Par ailleurs, l’ANSM souligne que les études de suivi du vaccin « n’ont pas mis en évidence d’éléments remettant en cause son efficacité » ni « le bénéfice attendu au regard des risques de ce vaccin ». Elle considère toutefois nécessaire de « consolider ces données » en lançant avec la Caisse nationale de l’Assurance maladie des travailleurs salariés une étude pharmaco-épidémiologique sur la survenue de maladies auto-immunes chez les femmes vaccinées et de maintenir le dispositif de surveillance renforcée du Gardasil.

Une lettre au président

Alors qu’en avril, six sociétés savantes ont lancé une contre-pétition en faveur de la vaccination anti-HPV(3), les détracteurs du vaccin, eux, ne semblent pas rassurés. Pour la députée européenne Michèle Rivasi (Europe écologie), le rapport bénéfice-risque du Gardasil n’est pas suffisamment documenté et elle a demandé en avril un moratoire sur sa commercialisation. En mai, le député de Haute-Garonne (PS) Gérard Bapt demande, dans une lettre au président de la République, s’attendre les résultats de l’étude pharmaco-épidémiologique de l’ANSM avant de décider de généraliser la vaccination des collégiennes. Selon lui, la preuve scientifique de l’efficacité du Gardasil ne pourra être apportée « que dans de nombreuses années » et « les nombreuses voix de praticiens et de scientifiques » qui doutent du rapport bénéfice-risque de la vaccination anti-HPV doivent être écoutées.

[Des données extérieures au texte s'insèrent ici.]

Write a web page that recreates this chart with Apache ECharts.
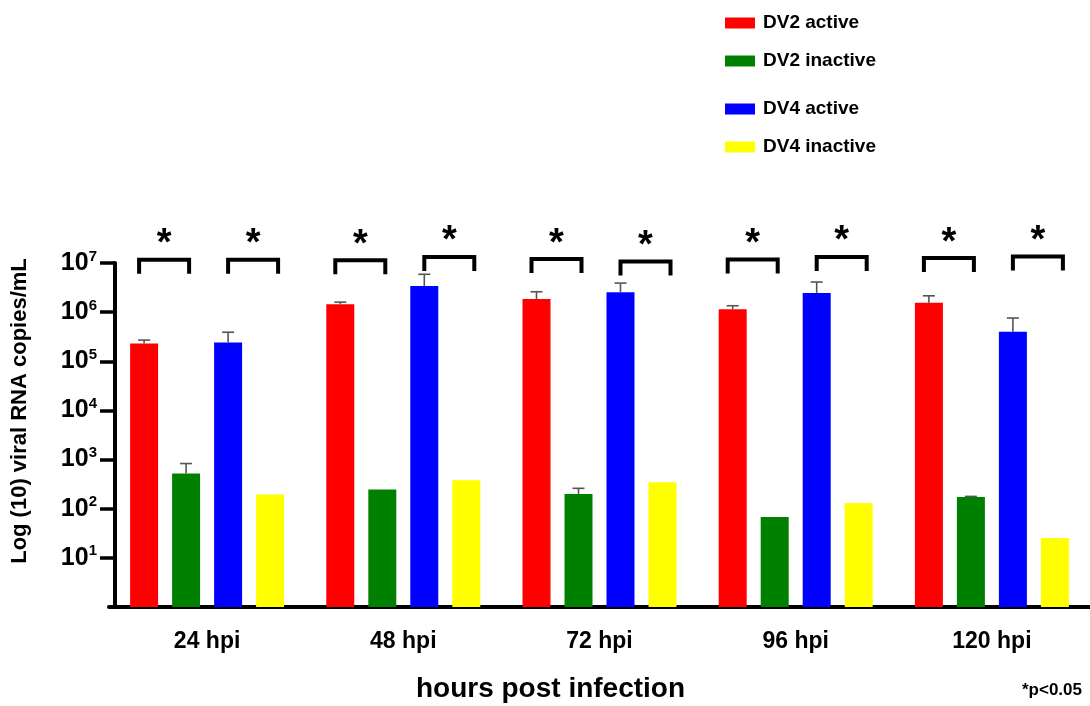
<!DOCTYPE html>
<html>
<head>
<meta charset="utf-8">
<script src="https://cdn.jsdelivr.net/npm/echarts@6/dist/echarts.min.js"></script>
<style>
  html, body { margin: 0; padding: 0; background: #fff; }
  #chart { width: 1090px; height: 706px; }
</style>
</head>
<body>
<div id="chart"></div>
<script>
// categories on the x axis
const timepoints = ['24 hpi', '48 hpi', '72 hpi', '96 hpi', '120 hpi'];
const seriesNames = ['DV2 active', 'DV2 inactive', 'DV4 active', 'DV4 inactive'];
const seriesColors = ['#ff0000', '#008000', '#0000ff', '#ffff00'];

// mean viral RNA copies/mL
const dv2Active = [2.3e5, 1.45e6, 1.85e6, 1.15e6, 1.55e6];
const dv2Inactive = [520, 245, 200, 68, 174];
const dv4Active = [2.4e5, 3.4e6, 2.55e6, 2.45e6, 4.0e5];
const dv4Inactive = [194, 380, 345, 131, 25.5];

// top of the error bars (null = no visible bar)
const dv2ActiveTop = [2.7e5, 1.6e6, 2.6e6, 1.35e6, 2.15e6];
const dv2InactiveTop = [830, null, 260, null, 178];
const dv4ActiveTop = [3.9e5, 5.9e6, 3.9e6, 4.1e6, 7.6e5];
const dv4InactiveTop = [null, null, null, null, null];

// significance brackets: height of each bracket (first pair, second pair)
const bracketLeft = [1.16e7, 1.14e7, 1.2e7, 1.18e7, 1.26e7];
const bracketRight = [1.16e7, 1.33e7, 1.07e7, 1.33e7, 1.35e7];

// y axis ticks
const yTicks = [10, 100, 1e3, 1e4, 1e5, 1e6, 1e7];

const FONT = '"Liberation Sans", Arial, Helvetica, sans-serif';
const BAR_W = 28;
const BAR_OFFSETS = [-63, -21, 21, 63];

const means = [dv2Active, dv2Inactive, dv4Active, dv4Inactive];
const tops = [dv2ActiveTop, dv2InactiveTop, dv4ActiveTop, dv4InactiveTop];

const errData = [];
tops.forEach((arr, s) => {
  arr.forEach((t, i) => {
    if (t != null) errData.push([i, s, means[s][i], t]);
  });
});

const bracketData = [];
timepoints.forEach((_, i) => {
  bracketData.push([i, 0, bracketLeft[i]]);
  bracketData.push([i, 1, bracketRight[i]]);
});

const chart = echarts.init(document.getElementById('chart'));

const barSeries = seriesNames.map((name, s) => ({
  name: name,
  type: 'bar',
  data: means[s],
  barWidth: BAR_W,
  barGap: '50%',
  itemStyle: { color: seriesColors[s] }
}));

const legendCommon = {
  orient: 'vertical',
  left: 720,
  itemWidth: 30,
  itemHeight: 11,
  itemGap: 18,
  icon: 'rect',
  selectedMode: false,
  textStyle: {
    fontFamily: FONT, fontSize: 19, fontWeight: 'bold', color: '#000',
    lineHeight: 20, padding: [0, 0, 0, 3]
  }
};

chart.setOption({
  animation: false,
  backgroundColor: '#fff',
  legend: [
    Object.assign({ top: 8, data: ['DV2 active', 'DV2 inactive'] }, legendCommon),
    Object.assign({ top: 94, data: ['DV4 active', 'DV4 inactive'] }, legendCommon)
  ],
  grid: { left: 109, right: -4, top: 263, bottom: 99, containLabel: false },
  xAxis: {
    type: 'category',
    data: timepoints,
    axisLine: { lineStyle: { color: '#000', width: 4 } },
    axisTick: { alignWithLabel: true, length: 11, lineStyle: { color: '#000', width: 3.5 } },
    axisLabel: { fontFamily: FONT, fontSize: 23, fontWeight: 'bold', color: '#000', margin: 23 },
    name: 'hours post infection',
    nameLocation: 'middle',
    nameGap: 68,
    nameTextStyle: {
      fontFamily: FONT, fontSize: 28, fontWeight: 'bold', color: '#000',
      padding: [0, 98, 0, 0]
    }
  },
  yAxis: {
    type: 'log',
    logBase: 10,
    min: 1,
    max: 1e7,
    offset: -6,
    splitLine: { show: false },
    axisLine: { show: true, lineStyle: { color: '#000', width: 4 } },
    axisTick: { show: true, length: 15, customValues: yTicks, lineStyle: { color: '#000', width: 3.5 } },
    axisLabel: {
      customValues: yTicks,
      margin: 18,
      formatter: function (v) {
        const e = Math.round(Math.log10(v));
        return '{b|10}{s|' + e + '}';
      },
      rich: {
        b: { fontFamily: FONT, fontSize: 25, fontWeight: 'bold', color: '#000', lineHeight: 28 },
        s: { fontFamily: FONT, fontSize: 15, fontWeight: 'bold', color: '#000', lineHeight: 15, verticalAlign: 'top' }
      }
    },
    name: 'Log (10) viral RNA copies/mL',
    nameLocation: 'middle',
    nameGap: 84,
    nameTextStyle: { fontFamily: FONT, fontSize: 22, fontWeight: 'bold', color: '#000', padding: [0, 0, 0, 48] }
  },
  graphic: [{
    type: 'text',
    right: 8,
    bottom: 7,
    style: { text: '*p<0.05', fontFamily: FONT, fontSize: 17, fontWeight: 'bold', fill: '#000' }
  }],
  series: barSeries.concat([
    {
      name: 'error',
      type: 'custom',
      data: errData,
      z: 3,
      renderItem: function (params, api) {
        const off = BAR_OFFSETS[api.value(1)];
        const p0 = api.coord([api.value(0), api.value(2)]);
        const p1 = api.coord([api.value(0), api.value(3)]);
        const x = p0[0] + off;
        const st = { stroke: '#555', lineWidth: 1.6 };
        return {
          type: 'group',
          children: [
            { type: 'line', shape: { x1: x, y1: p0[1], x2: x, y2: p1[1] }, style: st },
            { type: 'line', shape: { x1: x - 6, y1: p1[1], x2: x + 6, y2: p1[1] }, style: st }
          ]
        };
      }
    },
    {
      name: 'significance',
      type: 'custom',
      data: bracketData,
      clip: false,
      z: 3,
      renderItem: function (params, api) {
        const p = api.coord([api.value(0), api.value(2)]);
        const xc = p[0] + (api.value(1) === 0 ? -43 : 46);
        const y = p[1];
        return {
          type: 'group',
          children: [
            {
              type: 'polyline',
              shape: { points: [[xc - 25, y + 14], [xc - 25, y], [xc + 25, y], [xc + 25, y + 14]] },
              style: { stroke: '#000', lineWidth: 4, fill: null, lineJoin: 'miter' }
            },
            {
              type: 'text',
              style: {
                x: xc, y: y - 15, text: '*', align: 'center', verticalAlign: 'middle',
                fontFamily: FONT, fontSize: 38, fontWeight: 'bold', fill: '#000'
              }
            }
          ]
        };
      }
    }
  ])
});
</script>
</body>
</html>
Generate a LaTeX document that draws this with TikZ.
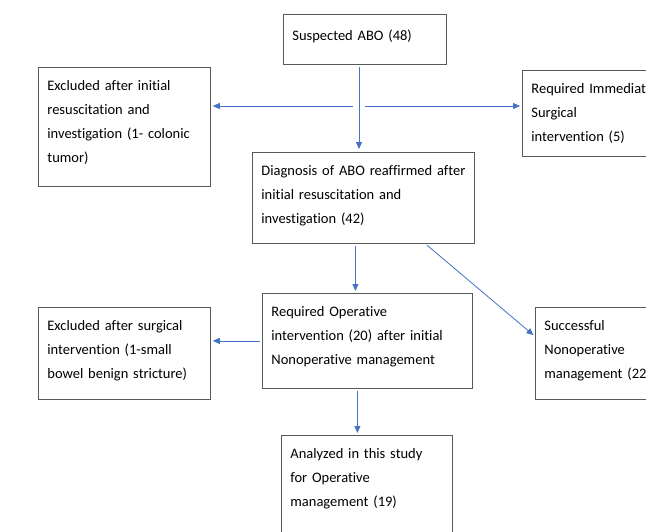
\documentclass[tikz,border=0pt]{standalone}
\usepackage{fontspec}
\setmainfont{Carlito}[Ligatures=NoCommon, WordSpace=0.9]
\usetikzlibrary{arrows.meta}

\definecolor{linkblue}{HTML}{4472C4}
\definecolor{boxgray}{HTML}{595959}

\tikzset{
  box/.style={draw=boxgray, line width=0.8pt, anchor=north west,
    align=left, inner xsep=9pt, inner ysep=6pt, text height=17pt,
    text=black, font=\fontsize{14.5pt}{24pt}\selectfont},
  link/.style={->, draw=linkblue, line width=0.8pt,
    shorten >=2pt, shorten <=2pt}
}

\begin{document}
\begin{tikzpicture}[>={Triangle[length=7pt,width=6pt]}]
  \useasboundingbox[fill=white] (0pt,0pt) rectangle (646pt,-531pt);
  \clip (0pt,0pt) rectangle (646pt,-531pt);

  \node[box, text width=145pt, text height=20pt, text depth=18pt]
  (sus) at (283pt,-14pt) {Suspected ABO (48)};

  \node[box, text width=154pt, text depth=90pt] (ex1) at (38pt,-67pt)
  {Excluded after initial\\resuscitation and\\investigation (1- colonic\\tumor)};
  \node[box, text width=162pt, text depth=57pt] (req) at (522pt,-70pt)
  {Required Immediate\\Surgical\\intervention (5)};

  \node[box, text width=204pt, text depth=62pt] (diag) at (252pt,-152pt)
  {Diagnosis of ABO reaffirmed after\\initial resuscitation and\\investigation (42)};

  \node[box, text width=192pt, text depth=66pt] (oper) at (262pt,-293pt)
  {Required Operative\\intervention (20) after initial\\Nonoperative management};
  \node[box, text width=154pt, text depth=63pt] (ex2) at (38pt,-307pt)
  {Excluded after surgical\\intervention (1-small\\bowel benign stricture)};
  \node[box, text width=162pt, text depth=63pt] (succ) at (535pt,-307pt)
  {Successful\\Nonoperative\\management (22)};

  \node[box, text width=153pt, text depth=100pt] (anal) at (281pt,-435pt)
  {Analyzed in this study\\for Operative\\management (19)};

  % first split
  \coordinate (split) at (359pt,-106pt);
  \draw[link, shorten >=3pt] (sus.south -| split) -- (diag.north -| split);
  \draw[link] ([xshift=-4pt]split) -- (split -| ex1.east);
  \draw[link] ([xshift=4pt]split) -- (split -| req.west);

  % second level
  \draw[link] ([xshift=-8pt]diag.south) -- ([xshift=-8pt]diag.south |- oper.north);
  \draw[link] ([xshift=62pt]diag.south) -- ([yshift=17pt]succ.west);
  \draw[link] (oper.west) -- (oper.west -| ex2.east);
  \draw[link] ([xshift=-10pt]oper.south) -- ([xshift=-10pt]oper.south |- anal.north);
\end{tikzpicture}
\end{document}
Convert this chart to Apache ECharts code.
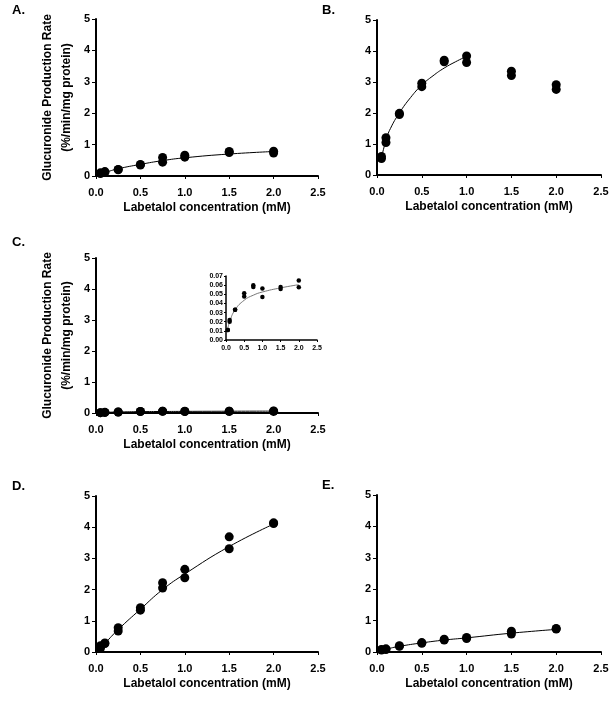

Gérard Bapt demande également que soit lancée une étude médico-économique pour « évaluer l’intérêt de santé publique d’un investissement (…) de l’ordre de 100 millions chaque année » qui s’ajouterait à celui du dépistage des lésions par frottis (Bulletin épidémiologique hebdomadaire du 20 mai 2014) toujours indispensable – et efficace, même chez les femmes vaccinées.

D’autres voix s’élèvent contre le Gardasil. Le Dr Philippe de Chazournes, médecin généraliste à Saint-Denis de La Réunion, a lancé une pétition. Selon lui, les données qui sous-tendent le discours et l’AMM de ce vaccin sont erronées et il serait beaucoup moins efficace qu’annoncé. Il estime aussi que l’injonction d’utilisation de ce vaccin est injustifiée.

Signe des temps, en juin, Sanofi Pasteur-MSD, qui produit le Gardasil(4), a lancé une campagne en faveur des « moyens de prévention » des infections à papillomavirus dans la presse “santé” et des magazines féminins.

(1) Telles, rappelle l’ANSM, les lésions précancéreuses de l’appareil génital féminin (col de l’utérus, vulve et vagin), le cancer du col de l’utérus et les verrues génitales.

(2) À lire par le raccourci bit.ly/1lo7hTo

(3) À lire par le raccourci svy.mk/1l6vbkm

(4) Le vaccin anti-HPV?le plus utilisé en France face au Cervarix, produit par GlaxoSmithKline.